Physical Review Research (Jan 2021)
Large-scale thermalization, prethermalization, and impact of temperature in the quench dynamics of two unequal Luttinger liquids
Abstract
We study the effect of a quantum quench between two tunnel coupled Tomonaga-Luttinger liquids (TLLs) with different speed of sound and interaction parameter. The quench dynamics is induced by switching off the tunneling and letting the two systems evolve independently. We fully diagonalize the problem within a quadratic approximation for the initial tunneling. Both the case of zero and finite temperature in the initial state are considered.
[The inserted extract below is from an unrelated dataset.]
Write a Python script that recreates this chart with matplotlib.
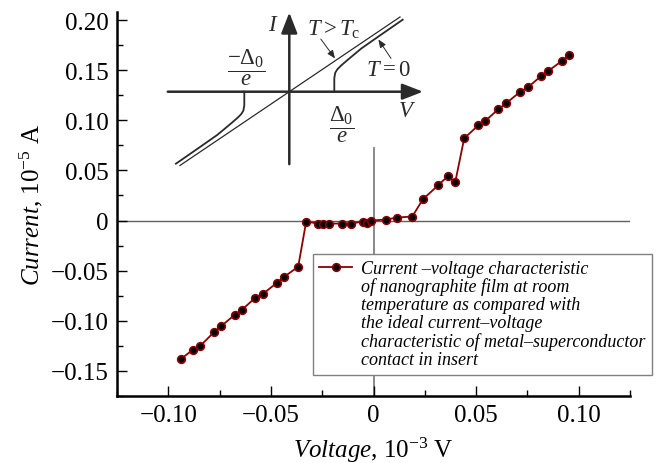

We focus on correlation functions associated with the antisymmetric and symmetric combinations of the two TLLs (relevant for interference measurements), which turn out to be coupled due to the asymmetry in the two systems' Hamiltonians. The presence of different speeds of sound leads to multiple light cones separating different decaying regimes. In particular, in the large time limit, we are able to identify a prethermal regime where the two-point correlation functions of vertex operators of symmetric and antisymmetric sector can be characterized by two emerging effective temperatures, eventually drifting towards a final stationary regime that we dubbed quasithermal, well approximated at large scale by a thermal-like state, where these correlators become time independent and are characterized by a unique correlation length. If the initial state is at equilibrium at nonzero temperature T_{0}, all the effective temperatures acquire a linear correction in T_{0}, leading to faster decay of the correlation functions. Such effects can play a crucial role for the correct description of currently running cold atoms experiments.